Statistics is often regarded as the mathematics of gambling, and it has some roots in theorizing about games, indeed. But it was the steam engine that really made statistics do something: Thermodynamics, the physics of heat, energy, and gases. Aggregating over huge masses of particles – not observable on an individual level – by means of probability distribution was the paradigm of 19th century science. And this metaphor also was successfully adopted to describing not only masses of molecules, but also masses of people in a mass society.

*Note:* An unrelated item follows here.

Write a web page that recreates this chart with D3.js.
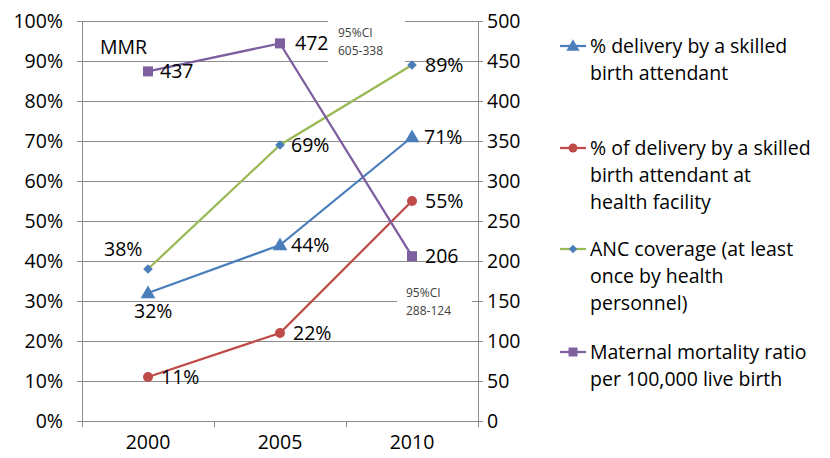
<!DOCTYPE html>
<html><head><meta charset="utf-8">
<script src="https://cdn.jsdelivr.net/npm/d3@7"></script>
<style>body{margin:0;background:#fff}svg{display:block;font-family:"Open Sans",sans-serif}</style>
</head><body><svg id="c" width="830" height="458"></svg>
<script>
const years = ["2000","2005","2010"];
const skilled = [32, 44, 71];
const facility = [11, 22, 55];
const anc = [38, 69, 89];
const mmr = [437, 472, 206];
const leftTicks = [0,10,20,30,40,50,60,70,80,90,100];
const rightTicks = [0,50,100,150,200,250,300,350,400,450,500];
const legendLabels = [
  ["% delivery by a skilled","birth attendant"],
  ["% of delivery by a skilled","birth attendant at","health facility"],
  ["ANC coverage (at least","once by health","personnel)"],
  ["Maternal mortality ratio","per 100,000 live birth"]
];

const svg = d3.select("#c");
const L = 82, R = 478, T = 21, B = 421;
const x = d3.scaleBand().domain(years).range([L, R]);
const yL = d3.scaleLinear().domain([0,100]).range([B, T]);
const yR = d3.scaleLinear().domain([0,500]).range([B, T]);
const cx = d => x(d) + x.bandwidth()/2;
const grid = "#8c8c8c";
const fs = 19.5;

// gridlines
svg.append("g").selectAll("line").data(leftTicks.filter(d=>d>0)).join("line")
  .attr("x1", L).attr("x2", R).attr("y1", d=>yL(d)).attr("y2", d=>yL(d))
  .attr("stroke", grid).attr("stroke-width", 1).attr("shape-rendering","crispEdges");

// axes
const ax = svg.append("g").attr("transform", `translate(${L},0)`)
  .call(d3.axisLeft(yL).tickValues(leftTicks).tickFormat(d=>d+"%").tickSize(5).tickPadding(14));
const ar = svg.append("g").attr("transform", `translate(${R},0)`)
  .call(d3.axisRight(yR).tickValues(rightTicks).tickSize(5).tickPadding(4));
const ab = svg.append("g").attr("transform", `translate(0,${B})`)
  .call(d3.axisBottom(x).tickSize(0).tickPadding(14));
svg.append("g").selectAll("line").data([L, L+x.bandwidth(), L+2*x.bandwidth(), R]).join("line")
  .attr("x1", d=>d).attr("x2", d=>d).attr("y1", B).attr("y2", B+6)
  .attr("stroke", grid).attr("shape-rendering","crispEdges");
[ax, ar, ab].forEach(g => {
  g.selectAll(".domain,.tick line").attr("stroke", grid).attr("shape-rendering","crispEdges");
  g.selectAll("text").attr("font-size", fs).attr("fill", "#000").attr("font-family","Open Sans");
});
ab.select(".domain").attr("d", `M${L},0H${R}`);

// annotations with white background
function note(bx, by, bw, bh, xp, yp, lines, size) {
  svg.append("rect").attr("x", bx).attr("y", by).attr("width", bw).attr("height", bh).attr("fill", "#fff");
  lines.forEach((t,i) => svg.append("text").attr("x", xp).attr("y", yp + i*18).attr("font-size", size)
    .attr("fill", "#404040").text(t));
}
note(328, 18, 77, 46, 338, 37, ["95%CI","605-338"], 12);
note(397, 278, 75, 38, 406, 297, ["95%CI","288-124"], 12);
svg.append("text").attr("x", 100).attr("y", 54).attr("font-size", fs).text("MMR");

// series
const series = [
  {vals: skilled, y: yL, color: "#4a7ebb", mcolor: "#4a7ebb", marker: "tri", fmt: d=>d+"%",
   lab: [[-14, 25],[11, 7],[12, 7]]},
  {vals: facility, y: yL, color: "#be4b48", mcolor: "#be4b48", marker: "circ", fmt: d=>d+"%",
   lab: [[13, 7],[13, 7],[13, 7]]},
  {vals: anc, y: yL, color: "#98b954", mcolor: "#4a7ebb", marker: "dia", fmt: d=>d+"%",
   lab: [[-44, -13],[11, 7],[13, 7]]},
  {vals: mmr, y: yR, color: "#7d5fa0", mcolor: "#7d5fa0", marker: "sq", fmt: d=>d,
   lab: [[12, 7],[15, 7],[13, 7]]}
];
const line = (s) => d3.line().x((d,i)=>cx(years[i])).y(d=>s.y(d));
function drawMarker(g, type, color, px, py, scale) {
  scale = scale || 1;
  const k = Math.sqrt(scale);
  if (type === "tri") g.append("path").attr("d", d3.symbol(d3.symbolTriangle, 95*scale)()).attr("transform", `translate(${px},${py+1})`).attr("fill", color);
  if (type === "circ") g.append("circle").attr("cx", px).attr("cy", py).attr("r", 5*k).attr("fill", color);
  if (type === "dia") g.append("rect").attr("x", -3.4*k).attr("y", -3.4*k).attr("width", 6.8*k).attr("height", 6.8*k)
      .attr("transform", `translate(${px},${py}) rotate(45)`).attr("fill", color);
  if (type === "sq") g.append("rect").attr("x", px-5*k).attr("y", py-5*k).attr("width", 10*k).attr("height", 10*k).attr("fill", color);
}
series.forEach(s => {
  const g = svg.append("g");
  g.append("path").attr("d", line(s)(s.vals)).attr("fill","none").attr("stroke", s.color).attr("stroke-width", 2.25);
  s.vals.forEach((v,i) => drawMarker(g, s.marker, s.mcolor, cx(years[i]), s.y(v)));
});
series.forEach(s => {
  s.vals.forEach((v,i) => {
    svg.append("text").attr("x", cx(years[i]) + s.lab[i][0]).attr("y", s.y(v) + s.lab[i][1])
      .attr("font-size", fs).attr("fill", "#000").text(s.fmt(v));
  });
});

// legend
const legY = [46, 148, 249, 352];
legendLabels.forEach((lines, k) => {
  const s = series[k];
  const g = svg.append("g");
  g.append("line").attr("x1", 560).attr("x2", 586).attr("y1", legY[k]).attr("y2", legY[k]).attr("stroke", s.color).attr("stroke-width", 2.25);
  drawMarker(g, s.marker, s.mcolor, 573, legY[k], 0.8);
  lines.forEach((t,i) => g.append("text").attr("x", 590).attr("y", legY[k] + 7 + i*27).attr("font-size", fs).text(t));
});
</script></body></html>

For physics, at the end of the 19th century it had become clear, that models reduced on aggregates and distributions where not able to explain many observations that where experimentally proven, like black body radiation or the photo-electric effect. It was Max Planck and Albert Einstein that moved the perspective from statistical aggregates to something that had not been usually taken into consideration: the particle. Quantum physics is the description of physical phenomena on the most granular level possible. By changing focus from the indistinct mass to the individual particle, also the macroscopic level of physics started to make sense again, combining probabilistic concepts like entropy with the behavior of the single particle that we might visualize in a Feynman-diagram.
The Web presented for the first time a tool to collect data describing (nearly) everyone on the individual level. The best data came not from intentional research but from cookie-tracking, done to optimize advertising effectiveness. Social Media brought us the next level: semantic data, people talking about their lives, their preferences, their actions and feelings. And people connected with each other, the social graph showed who was talking to whom and about which topics – and how tight social bonds were knit.
We now have the data to model behavior without the need of aggregating. The role of statistics for the humanities changes – like it has done in physics 150 years ago. Statistics is now the tool to deal with distributions as phenomena as such rather than just generalizing from small samples to an unknown population. ‘Data humanity’ would be a much better term for what is usually called ‘data science’ – this I had written after O’Reilly’s Strata conference last year. But I think I might have been wrong as we move from social science to computational social science.
Social research is moving from humanities to science.